In 2005 the United States Citizenship and Immigrations Services (USCIS) adopted regulatory changes to the procedures for awarding H-1B visas from a first-come-first-served basis to a computer generated random allocation of all pending H-1B visa applications received by a certain date. The USCIS includes in its lottery all of the H-1B petitions received within the first five business days after the application window opens on April 1st. The procedural changes arose after USCIS became inundated with tens of thousands of applications in a single day, and heard numerous complaints from applicants who missed out on being the first to file.
Congress has not increased the number of H-1B visas since 2004, when it fixed its number at only 85,000. The USCIS has received far more H-1B applications than can be granted for years. The number of applications only seems to grow. In 2013 USCIS received 124,000 H-1B applications, then 172,000 in 2014, followed by another 233,000 in 2015, and 236,000 in 2016. Before the lottery, employers spent significant amounts money and effort to ensure that their application arrived at the USCIS office before the 85,001st application. The H-1B selection process resulted in little more than a race to the USCIS office. As a consequence the USCIS instituted the lottery and provided the five-day application window to accommodate all applications and provide them each with the same likelihood of success.
On September 22, 2016, the District Court of Oregon denied USCIS’s motion to dismiss the lawsuit. The opinion denying the motion to dismiss relied heavily on the injury the plaintiffs suffered as a result of the H-1B visas not being awarded in the order that Congress specified. The statute clearly provides that the visas are to be awarded on a first-come-first-served basis. The USCIS exercised its authority to carry out the statute by treating every H-1B application received the exact same through its lottery regulations.

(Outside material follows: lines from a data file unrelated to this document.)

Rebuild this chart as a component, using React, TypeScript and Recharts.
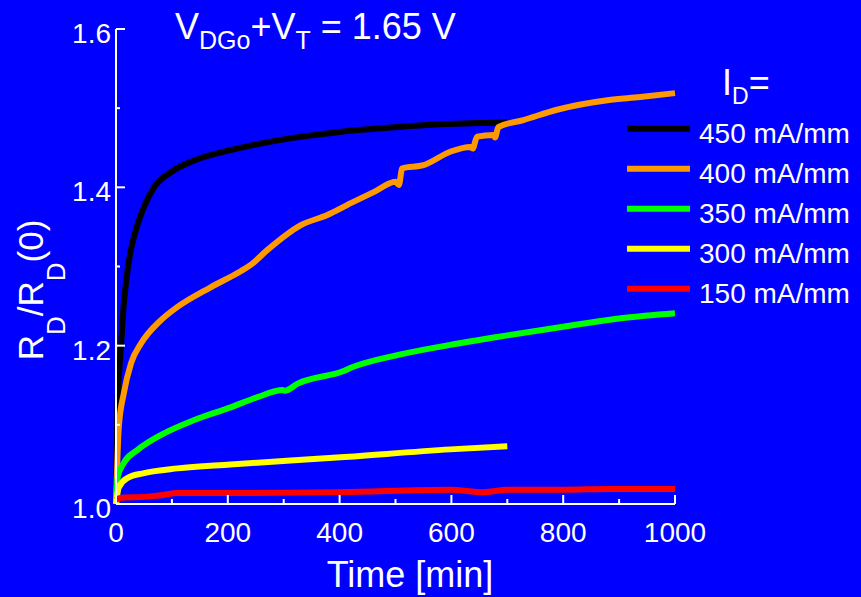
import { LineChart, Line, XAxis, YAxis, Legend, Customized } from 'recharts';

const FONT = '"Liberation Sans", Arial, Helvetica, sans-serif';
const BG = '#0000FF';

// time [min] and R_D/R_D(0)
const t450 = [0, 2.5, 6, 9, 13, 18, 25, 32, 50, 68, 98, 140, 205, 295, 400, 500, 590, 700];
const r450 = [1.0, 1.12, 1.17, 1.2, 1.245, 1.28, 1.315, 1.337, 1.375, 1.4, 1.419, 1.434, 1.447, 1.46, 1.47, 1.476, 1.48, 1.482];

const t400 = [0, 5, 14, 27, 45, 80, 110, 170, 223, 241, 271, 330, 378, 420, 461, 500, 506, 512, 550, 598, 634, 638, 646, 675, 678, 684, 729, 789, 879, 938, 1000];
const r400 = [1.0, 1.097, 1.14, 1.178, 1.203, 1.232, 1.249, 1.274, 1.294, 1.302, 1.321, 1.352, 1.365, 1.38, 1.394, 1.407, 1.403, 1.424, 1.428, 1.445, 1.451, 1.449, 1.464, 1.466, 1.463, 1.476, 1.485, 1.498, 1.51, 1.514, 1.519];

const t350 = [0, 3, 14, 38, 80, 140, 205, 253, 298, 302, 325, 407, 420, 503, 598, 700, 800, 907, 1000];
const r350 = [1.0, 1.034, 1.052, 1.068, 1.087, 1.106, 1.122, 1.135, 1.144, 1.143, 1.152, 1.168, 1.172, 1.188, 1.201, 1.213, 1.224, 1.235, 1.241];

const t300 = [0, 5, 21, 50, 110, 205, 402, 598, 700];
const r300 = [1.0, 1.021, 1.033, 1.039, 1.045, 1.05, 1.059, 1.069, 1.073];

const t150 = [0, 9, 50, 80, 110, 223, 402, 598, 657, 700, 800, 880, 1000];
const r150 = [1.005, 1.008, 1.009, 1.011, 1.014, 1.014, 1.015, 1.018, 1.015, 1.018, 1.018, 1.019, 1.019];

const xTicks = [0, 100, 200, 300, 400, 500, 600, 700, 800, 900, 1000];
const yTicks = [1.0, 1.1, 1.2, 1.3, 1.4, 1.5, 1.6];

const toPoints = (t: number[], r: number[]) => t.map((x, i) => ({ t: x, r: r[i] }));

const series = [
  { name: '450 mA/mm', color: '#000000', data: toPoints(t450, r450) },
  { name: '400 mA/mm', color: '#FF9900', data: toPoints(t400, r400) },
  { name: '350 mA/mm', color: '#00FF00', data: toPoints(t350, r350) },
  { name: '300 mA/mm', color: '#FFFF00', data: toPoints(t300, r300) },
  { name: '150 mA/mm', color: '#FF0000', data: toPoints(t150, r150) },
];
const order = series.map((s) => s.name);

const XTick = (props: any) => {
  const { x, y, payload } = props;
  const major = payload.value % 200 === 0;
  return (
    <g>
      <line x1={x} x2={x} y1={y} y2={y - (major ? 9 : 5)} stroke="#fff" strokeWidth={2} />
      {major && (
        <text x={x} y={y + 38} textAnchor="middle" fill="#fff" fontSize={28} fontFamily={FONT}>
          {payload.value}
        </text>
      )}
    </g>
  );
};

const YTick = (props: any) => {
  const { x, y, payload } = props;
  const major = Math.round(payload.value * 10) % 2 === 0;
  return (
    <g>
      <line x1={x} x2={x + (major ? 9 : 4)} y1={y} y2={y} stroke="#fff" strokeWidth={2} />
      {major && (
        <text x={x - 5} y={y + 14} textAnchor="end" fill="#fff" fontSize={28} fontFamily={FONT}>
          {payload.value.toFixed(1)}
        </text>
      )}
    </g>
  );
};

const YLabel = () => (
  <text
    x={43}
    y={290}
    transform="rotate(-90, 43, 290)"
    textAnchor="middle"
    fill="#fff"
    fontSize={35}
    fontFamily={FONT}
  >
    R<tspan fontSize={26} dy={22}>D</tspan>
    <tspan dy={-22}>/R</tspan>
    <tspan fontSize={26} dy={22}>D</tspan>
    <tspan dy={-22}>(0)</tspan>
  </text>
);

const XLabel = () => (
  <text x={410} y={587} textAnchor="middle" fill="#fff" fontSize={36} fontFamily={FONT}>
    Time [min]
  </text>
);

const Title = () => (
  <text x={175} y={39} fill="#fff" fontSize={36} fontFamily={FONT}>
    V<tspan fontSize={25} dy={10}>DGo</tspan>
    <tspan dy={-10}>+V</tspan>
    <tspan fontSize={25} dy={10}>T</tspan>
    <tspan dy={-10}> = 1.65 V</tspan>
  </text>
);

const renderLegend = (props: any) => {
  const payload = [...(props.payload || [])].sort(
    (a: any, b: any) => order.indexOf(a.value) - order.indexOf(b.value)
  );
  return (
    <svg width={241} height={270} style={{ display: 'block' }}>
      <text x={102} y={40} fill="#fff" fontSize={36} fontFamily={FONT}>
        I<tspan fontSize={23} dy={9}>D</tspan>
        <tspan dy={-9}>=</tspan>
      </text>
      {payload.map((entry: any, i: number) => (
        <g key={entry.value}>
          <line x1={7} x2={70} y1={73.7 + 40 * i} y2={73.7 + 40 * i} stroke={entry.color} strokeWidth={6} />
          <text x={79} y={88.3 + 40 * i} fill="#fff" fontSize={28} fontFamily={FONT}>
            {entry.value}
          </text>
        </g>
      ))}
    </svg>
  );
};

export default function App() {
  return (
    <div style={{ position: 'absolute', left: 0, top: 0, width: 861, height: 597, background: BG }}>
      <LineChart width={861} height={597} margin={{ top: 29, right: 186, bottom: 0, left: 0 }}>
        <XAxis
          type="number"
          dataKey="t"
          domain={[0, 1000]}
          ticks={xTicks}
          interval={0}
          height={93}
          tickSize={0}
          tickMargin={0}
          tickLine={false}
          tick={<XTick />}
          axisLine={{ stroke: '#fff', strokeWidth: 2 }}
          allowDuplicatedCategory={false}
          label={<XLabel />}
        />
        <YAxis
          type="number"
          dataKey="r"
          domain={[1.0, 1.6]}
          ticks={yTicks}
          interval={0}
          width={116}
          tickSize={0}
          tickMargin={0}
          tickLine={false}
          tick={<YTick />}
          axisLine={{ stroke: '#fff', strokeWidth: 2 }}
          label={<YLabel />}
        />
        <Legend
          content={renderLegend}
          layout="vertical"
          align="center"
          verticalAlign="middle"
          wrapperStyle={{ left: 620, top: 55, width: 241, height: 270 }}
        />
        {series.map((s) => (
          <Line
            key={s.name}
            data={s.data}
            dataKey="r"
            name={s.name}
            type="monotone"
            stroke={s.color}
            strokeWidth={6}
            dot={false}
            activeDot={false}
            isAnimationActive={false}
          />
        ))}
        <Customized component={<Title />} />
      </LineChart>
    </div>
  );
}
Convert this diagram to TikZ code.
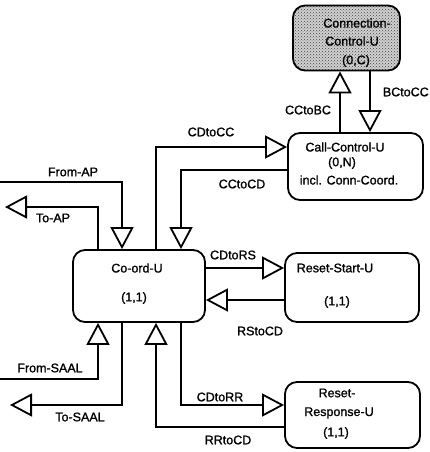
\documentclass[tikz,border=0pt]{standalone}
\usepackage{fontspec}
\setmainfont{Liberation Sans}[FakeBold=1.2,BoldFont=Liberation Sans]
\usetikzlibrary{arrows.meta,patterns}
\begin{document}
\begin{tikzpicture}[x=1pt,y=-1pt,line width=1.8pt,
  ubox/.style={draw,rounded corners=12pt,inner sep=0pt},
  sig/.style={-{Triangle[open,length=22pt,width=23pt]}},
  lbl/.style={font=\fontsize{12.5}{14}\selectfont\bfseries}]%
% units are pixels of the original figure
\useasboundingbox (0,0) rectangle (429,452);
\node[ubox,minimum width=107pt,minimum height=65pt,
  preaction={fill=black!18},pattern=crosshatch dots,pattern color=black!75] (conn) at (346.5,38) {};
\node[ubox,minimum width=135pt,minimum height=67pt] (call) at (355.5,166.5) {};
\node[ubox,minimum width=132pt,minimum height=72pt] (coord) at (139,286) {};
\node[ubox,minimum width=134pt,minimum height=69pt] (rstart) at (352,287.5) {};
\node[ubox,minimum width=135pt,minimum height=66pt] (rresp) at (352.5,415) {};
\node[lbl] (connA) at (357,23) {Connection-};
\node[lbl] (connB) at (352,41) {Control-U};
\node[lbl] (connC) at (356,61) {(0,C)};
\node[lbl] (callA) at (345,147) {Call-Control-U};
\node[lbl] (callB) at (342,163) {(0,N)};
\node[lbl] (callC) at (349,180) {incl. Conn-Coord.};
\node[lbl] (coordA) at (137,268) {Co-ord-U};
\node[lbl] (coordB) at (134,298) {(1,1)};
\node[lbl] (rstartA) at (335,268) {Reset-Start-U};
\node[lbl] (rstartB) at (337,302) {(1,1)};
\node[lbl] (rrespA) at (337,393) {Reset-};
\node[lbl] (rrespB) at (339,413) {Response-U};
\node[lbl] (rrespC) at (336,433) {(1,1)};
% columns and rows of the signal lines
\coordinate (cb) at (340,0);
\coordinate (bc) at (370,0);
\coordinate (c1) at (98,0);
\coordinate (c2) at (122,0);
\coordinate (c3) at (156,0);
\coordinate (c4) at (181,0);
\coordinate (r1) at (0,147);
\coordinate (r2) at (0,170);
\coordinate (r3) at (0,268);
\coordinate (r4) at (0,300);
\coordinate (r5) at (0,405);
\coordinate (r6) at (0,427);
\coordinate (fromap) at (0,182);
\coordinate (toap) at (5,207);
\coordinate (fromsaal) at (0,379);
\coordinate (tosaal) at (10,405);
% signals
\draw[sig] (call.north -| cb) -- (conn.south -| cb);
\draw[sig] (conn.south -| bc) -- (call.north -| bc);
\draw[sig] (fromap) -| (coord.north -| c2);
\draw[sig] (coord.north -| c1) |- (toap);
\draw[sig] (coord.north -| c3) |- (call.west |- r1);
\draw[sig] (call.west |- r2) -| (coord.north -| c4);
\draw[sig] (coord.east |- r3) -- (rstart.west |- r3);
\draw[sig] (rstart.west |- r4) -- (coord.east |- r4);
\draw[sig] (fromsaal) -| (coord.south -| c1);
\draw[sig] (coord.south -| c2) |- (tosaal);
\draw[sig] (rresp.west |- r6) -| (coord.south -| c3);
\draw[sig] (coord.south -| c4) |- (rresp.west |- r5);
\node[lbl] (lCCtoBC) at (308,110) {CCtoBC};
\node[lbl,anchor=west,inner sep=0pt] (lBCtoCC) at (382,92) {BCtoCC};
\node[lbl] (lCDtoCC) at (211,132) {CDtoCC};
\node[lbl] (lCCtoCD) at (242,184) {CCtoCD};
\node[lbl] (lFromAP) at (73,172) {From-AP};
\node[lbl] (lToAP) at (53,218) {To-AP};
\node[lbl] (lCDtoRS) at (233,255) {CDtoRS};
\node[lbl] (lRStoCD) at (260,331) {RStoCD};
\node[lbl] (lFromSAAL) at (50,368) {From-SAAL};
\node[lbl] (lToSAAL) at (80,417) {To-SAAL};
\node[lbl] (lCDtoRR) at (220,397) {CDtoRR};
\node[lbl] (lRRtoCD) at (228,440) {RRtoCD};
\end{tikzpicture}
\end{document}
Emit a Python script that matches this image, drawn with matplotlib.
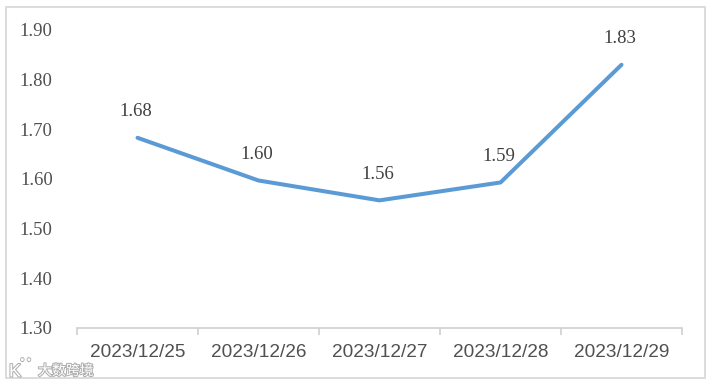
import matplotlib
matplotlib.use('Agg')
import matplotlib.pyplot as plt
import matplotlib.patheffects as pe
from matplotlib.patches import Rectangle

dates = ['2023/12/25', '2023/12/26', '2023/12/27', '2023/12/28', '2023/12/29']
values = [1.683, 1.597, 1.557, 1.593, 1.83]
labels = ['1.68', '1.60', '1.56', '1.59', '1.83']
yticks = [1.30, 1.40, 1.50, 1.60, 1.70, 1.80, 1.90]

plt.rcParams['font.family'] = ['Liberation Serif', 'DejaVu Serif']
W, H = 715, 385
fig = plt.figure(figsize=(W/100, H/100), dpi=100)
ax = fig.add_axes([77/W, 1-328/H, (682-77)/W, (328-30)/H])
x = range(len(dates))
ax.plot(x, values, color='#5B9BD5', lw=2.9, solid_capstyle='round')
for i, (v, s) in enumerate(zip(values, labels)):
    ax.annotate(s, (i, v), xytext=(-1, 12.5), textcoords='offset points', ha='center', va='bottom', fontsize=13.5, color='#404040')
ax.set_xlim(-0.5, 4.5)
ax.set_ylim(1.30, 1.90)
ax.set_yticks(yticks)
ax.set_yticklabels([f'{t:.2f}' for t in yticks], fontsize=13.5, color='#505050')
ax.set_xticks([i - 0.5 for i in range(6)])
ax.set_xticklabels([])
ax.set_xticks(list(x), minor=True)
ax.set_xticklabels(dates, minor=True, fontsize=13.7, color='#505050', family='Liberation Sans')
ax.tick_params(axis='x', which='major', length=5, color='#D0D0D0', direction='out', width=1.2)
ax.tick_params(axis='x', which='minor', length=0, pad=11.5)
ax.tick_params(axis='y', length=0, pad=17.5)
for s in ['top', 'right', 'left']:
    ax.spines[s].set_visible(False)
ax.spines['bottom'].set_color('#D0D0D0')
ax.spines['bottom'].set_linewidth(1.2)
fig.add_artist(Rectangle((6/W, 1-378/H), (705-6)/W, (378-7)/H, transform=fig.transFigure, fill=False, ec='#D9D9D9', lw=1.3))
halo = [pe.withStroke(linewidth=1.5, foreground='#B0B0B0')]
fig.text(38/W, 1-371/H, '大数跨境', fontsize=10, color='white', va='center', family=['Noto Sans CJK SC', 'DejaVu Sans'], path_effects=halo)
fig.text(9/W, 1-372/H, 'K', fontsize=13, color='white', va='center', family='Liberation Sans', path_effects=halo)
fig.text(19/W, 1-365/H, '°°', fontsize=12, color='#B0B0B0', va='center', family='Liberation Sans')
fig.savefig('out.png', dpi=100)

If the lawsuit strikes down the H-1B lottery, perhaps employers would build new offices right next to the USCIS building to hand deliver its H-1B applications on April 1st, the first day in which applications for the next fiscal year can be made. If the H-1B lottery is overturned, some poor team of USCIS employees would have to take a mountain of applications and begin numbering them in the order in which they were received until they count the first 85,000. At least that is the reading of the statute that Congress passed. Congress could adopt the lottery method, but it requires action. The only action Congress has recently taken on the H-1B visa is to make them even more difficult to obtain.